## Problem requirements
Repeat the data word for word. Do not include the pictures.

** START Information provided **

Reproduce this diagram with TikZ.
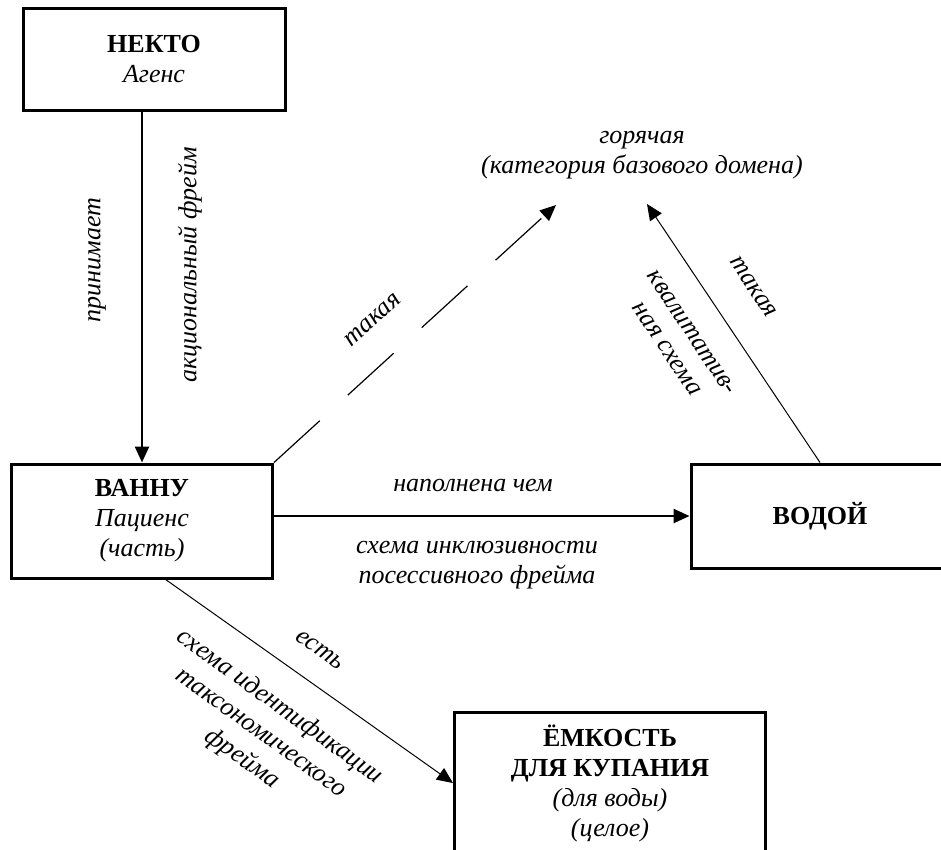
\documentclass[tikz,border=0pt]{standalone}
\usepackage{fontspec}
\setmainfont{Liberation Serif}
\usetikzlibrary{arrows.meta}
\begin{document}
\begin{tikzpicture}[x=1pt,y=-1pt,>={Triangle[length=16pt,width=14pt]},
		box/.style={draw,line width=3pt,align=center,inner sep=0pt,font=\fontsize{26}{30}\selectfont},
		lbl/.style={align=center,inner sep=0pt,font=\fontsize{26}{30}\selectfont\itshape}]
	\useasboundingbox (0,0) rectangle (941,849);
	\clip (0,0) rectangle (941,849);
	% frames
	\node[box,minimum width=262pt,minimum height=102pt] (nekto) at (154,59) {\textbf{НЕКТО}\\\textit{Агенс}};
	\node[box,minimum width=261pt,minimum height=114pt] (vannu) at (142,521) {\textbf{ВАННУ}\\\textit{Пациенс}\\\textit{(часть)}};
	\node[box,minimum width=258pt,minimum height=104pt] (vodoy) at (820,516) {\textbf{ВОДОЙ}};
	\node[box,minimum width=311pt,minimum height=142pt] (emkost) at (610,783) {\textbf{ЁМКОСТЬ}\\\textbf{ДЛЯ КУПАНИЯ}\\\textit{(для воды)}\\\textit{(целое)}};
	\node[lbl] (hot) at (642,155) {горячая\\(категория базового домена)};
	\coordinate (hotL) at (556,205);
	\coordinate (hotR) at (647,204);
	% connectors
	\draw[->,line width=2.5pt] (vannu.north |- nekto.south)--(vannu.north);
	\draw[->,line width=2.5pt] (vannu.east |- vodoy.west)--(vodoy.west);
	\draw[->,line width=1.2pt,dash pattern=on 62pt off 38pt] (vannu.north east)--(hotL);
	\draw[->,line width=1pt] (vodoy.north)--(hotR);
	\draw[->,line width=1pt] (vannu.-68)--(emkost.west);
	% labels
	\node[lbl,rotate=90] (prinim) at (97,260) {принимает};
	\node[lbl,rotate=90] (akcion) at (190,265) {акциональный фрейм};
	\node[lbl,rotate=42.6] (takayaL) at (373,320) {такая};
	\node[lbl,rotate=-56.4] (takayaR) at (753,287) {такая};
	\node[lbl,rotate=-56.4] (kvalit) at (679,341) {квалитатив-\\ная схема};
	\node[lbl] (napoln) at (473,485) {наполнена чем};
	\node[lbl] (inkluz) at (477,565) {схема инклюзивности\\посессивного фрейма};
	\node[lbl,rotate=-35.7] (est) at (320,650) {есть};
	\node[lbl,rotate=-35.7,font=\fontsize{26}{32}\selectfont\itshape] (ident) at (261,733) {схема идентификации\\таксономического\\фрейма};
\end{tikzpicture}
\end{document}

** END Information provided **

## Result below
Reproduce this diagram with TikZ.
\documentclass[tikz,border=0pt]{standalone}
\usepackage{fontspec}
\setmainfont{Liberation Serif}
\usetikzlibrary{arrows.meta}
\begin{document}
\begin{tikzpicture}[x=1pt,y=-1pt,>={Triangle[length=16pt,width=14pt]},
		box/.style={draw,line width=3pt,align=center,inner sep=0pt,font=\fontsize{26}{30}\selectfont},
		lbl/.style={align=center,inner sep=0pt,font=\fontsize{26}{30}\selectfont\itshape}]
	\useasboundingbox (0,0) rectangle (941,849);
	\clip (0,0) rectangle (941,849);
	% frames
	\node[box,minimum width=262pt,minimum height=102pt] (nekto) at (154,59) {\textbf{НЕКТО}\\\textit{Агенс}};
	\node[box,minimum width=261pt,minimum height=114pt] (vannu) at (142,521) {\textbf{ВАННУ}\\\textit{Пациенс}\\\textit{(часть)}};
	\node[box,minimum width=258pt,minimum height=104pt] (vodoy) at (820,516) {\textbf{ВОДОЙ}};
	\node[box,minimum width=311pt,minimum height=142pt] (emkost) at (610,783) {\textbf{ЁМКОСТЬ}\\\textbf{ДЛЯ КУПАНИЯ}\\\textit{(для воды)}\\\textit{(целое)}};
	\node[lbl] (hot) at (642,155) {горячая\\(категория базового домена)};
	\coordinate (hotL) at (556,205);
	\coordinate (hotR) at (647,204);
	% connectors
	\draw[->,line width=2.5pt] (vannu.north |- nekto.south)--(vannu.north);
	\draw[->,line width=2.5pt] (vannu.east |- vodoy.west)--(vodoy.west);
	\draw[->,line width=1.2pt,dash pattern=on 62pt off 38pt] (vannu.north east)--(hotL);
	\draw[->,line width=1pt] (vodoy.north)--(hotR);
	\draw[->,line width=1pt] (vannu.-68)--(emkost.west);
	% labels
	\node[lbl,rotate=90] (prinim) at (97,260) {принимает};
	\node[lbl,rotate=90] (akcion) at (190,265) {акциональный фрейм};
	\node[lbl,rotate=42.6] (takayaL) at (373,320) {такая};
	\node[lbl,rotate=-56.4] (takayaR) at (753,287) {такая};
	\node[lbl,rotate=-56.4] (kvalit) at (679,341) {квалитатив-\\ная схема};
	\node[lbl] (napoln) at (473,485) {наполнена чем};
	\node[lbl] (inkluz) at (477,565) {схема инклюзивности\\посессивного фрейма};
	\node[lbl,rotate=-35.7] (est) at (320,650) {есть};
	\node[lbl,rotate=-35.7,font=\fontsize{26}{32}\selectfont\itshape] (ident) at (261,733) {схема идентификации\\таксономического\\фрейма};
\end{tikzpicture}
\end{document}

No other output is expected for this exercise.